U.S. Treasury Secretary Paul O'Neill said on Wednesday the U.S. economy was set to pick up speed in coming months but warned that it cannot be the sole engine for global growth. 

``Our economy is sound, and I look forward to a rising growth path in the months ahead and through 2002,'' O'Neill said at a news conference as he prepared to leave for a trip to China and Japan. 

``But it isn't enough for the U.S. economy to be the only engine of economic growth in the world,'' he said, adding it was time for Japan to take ``decisive action'' to spur its moribund economy out of a decade-long slump. 

O'Neill said in the briefing that most private forecasters foresee growth at around 2.5 to 3 percent in 2002, slightly lower than the figure used in August by the White House Office of Management and Budget. Under later questioning, he gave a slightly different 2002 growth projection of 2.5 to 3.5 percent. 

In response to questions, O'Neill repeated his support for a strong U.S. dollar and said there was no intent to change U.S. currency policy. ``Strong dollar policy.
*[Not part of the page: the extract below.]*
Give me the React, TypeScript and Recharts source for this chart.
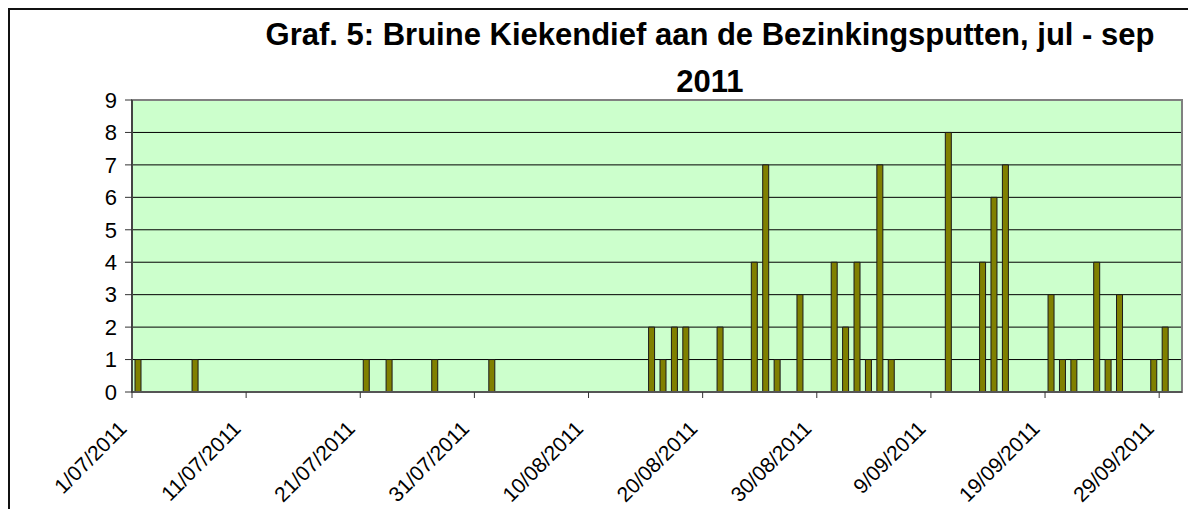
import React from "react";
import {
  BarChart,
  Bar,
  XAxis,
  YAxis,
  CartesianGrid,
  ReferenceArea,
} from "recharts";

// waarnemingen Bruine Kiekendief, jul - sep 2011
const sightingDates = [
  "1/07/2011", "6/07/2011", "21/07/2011", "23/07/2011", "27/07/2011",
  "1/08/2011", "15/08/2011", "16/08/2011", "17/08/2011", "18/08/2011",
  "21/08/2011", "24/08/2011", "25/08/2011", "26/08/2011", "28/08/2011",
  "31/08/2011", "1/09/2011", "2/09/2011", "3/09/2011", "4/09/2011",
  "5/09/2011", "10/09/2011", "13/09/2011", "14/09/2011", "15/09/2011",
  "19/09/2011", "20/09/2011", "21/09/2011", "23/09/2011", "24/09/2011",
  "25/09/2011", "28/09/2011", "29/09/2011",
];
const birdCounts = [
  1, 1, 1, 1, 1,
  1, 2, 1, 2, 2,
  2, 4, 7, 1, 3,
  4, 2, 4, 1, 7,
  1, 8, 4, 6, 7,
  3, 1, 1, 4, 1,
  3, 1, 2,
];
const axisDates = [
  "1/07/2011", "11/07/2011", "21/07/2011", "31/07/2011", "10/08/2011",
  "20/08/2011", "30/08/2011", "9/09/2011", "19/09/2011", "29/09/2011",
];
const countTicks = [0, 1, 2, 3, 4, 5, 6, 7, 8, 9];
const periodDays = 92;

const FONT = "Arial, 'Liberation Sans', sans-serif";

function dayOffset(label: string) {
  const [d, m, y] = label.split("/").map(Number);
  return Math.round((Date.UTC(y, m - 1, d) - Date.UTC(2011, 6, 1)) / 86400000);
}

// bar in het midden van de dag
const chartData = sightingDates.map((date, i) => ({
  date,
  day: dayOffset(date) + 0.5,
  count: birdCounts[i],
}));
const dateTicks = axisDates.map(dayOffset);

function DateTick(props: any) {
  const { x, y, payload } = props;
  const label = axisDates[dateTicks.indexOf(payload.value)];
  const tx = x - 4;
  const ty = y + 30;
  return (
    <text
      x={tx}
      y={ty}
      transform={`rotate(-45 ${tx} ${ty})`}
      textAnchor="end"
      fontSize={21}
      fontFamily={FONT}
      fill="#000"
    >
      {label}
    </text>
  );
}

export default function App() {
  return (
    <div
      style={{
        position: "relative",
        width: 1188,
        height: 501,
        boxSizing: "border-box",
        borderTop: "2px solid #111",
        borderLeft: "2px solid #111",
        background: "#fff",
        overflow: "hidden",
      }}
    >
      <div
        style={{
          position: "absolute",
          left: 200,
          top: 1,
          width: 1000,
          textAlign: "center",
          fontFamily: FONT,
          fontWeight: "bold",
          fontSize: 31,
          lineHeight: "47px",
          color: "#000",
          whiteSpace: "nowrap",
        }}
      >
        <div>Graf. 5: Bruine Kiekendief aan de Bezinkingsputten, jul - sep</div>
        <div>2011</div>
      </div>
      <BarChart
        width={1186}
        height={499}
        data={chartData}
        margin={{ top: 90, right: 14, bottom: 0, left: 62 }}
      >
        <CartesianGrid
          vertical={false}
          stroke="#000"
          fill="#CCFFCC"
          fillOpacity={1}
        />
        <ReferenceArea
          x1={0}
          x2={periodDays}
          y1={0}
          y2={9}
          fill="none"
          stroke="#808080"
          strokeWidth={2}
        />
        <XAxis
          type="number"
          dataKey="day"
          domain={[0, periodDays]}
          ticks={dateTicks}
          interval={0}
          allowDataOverflow
          height={117}
          tickSize={6}
          axisLine={{ stroke: "#555", strokeWidth: 2 }}
          tickLine={{ stroke: "#333" }}
          tick={<DateTick />}
        />
        <YAxis
          type="number"
          domain={[0, 9]}
          ticks={countTicks}
          interval={0}
          width={60}
          tickSize={7}
          tickMargin={8}
          axisLine={{ stroke: "#444", strokeWidth: 2 }}
          tickLine={{ stroke: "#333" }}
          tick={{ fontSize: 22, fill: "#000", fontFamily: FONT }}
        />
        <Bar
          dataKey="count"
          barSize={6}
          fill="#808000"
          stroke="#1a1a1a"
          strokeWidth={1}
          isAnimationActive={false}
        />
      </BarChart>
    </div>
  );
}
Good. Continuous,'' he said. 

Japanese government officials have indicated concern that the yen's appreciation against the dollar recently has hindered their efforts to boost their economy and said they had been in contact with other members of the G7 industrial countries on foreign exchange movements. The G7 constitutes the United States, Britain, Canada, France, Germany, Italy and Japan.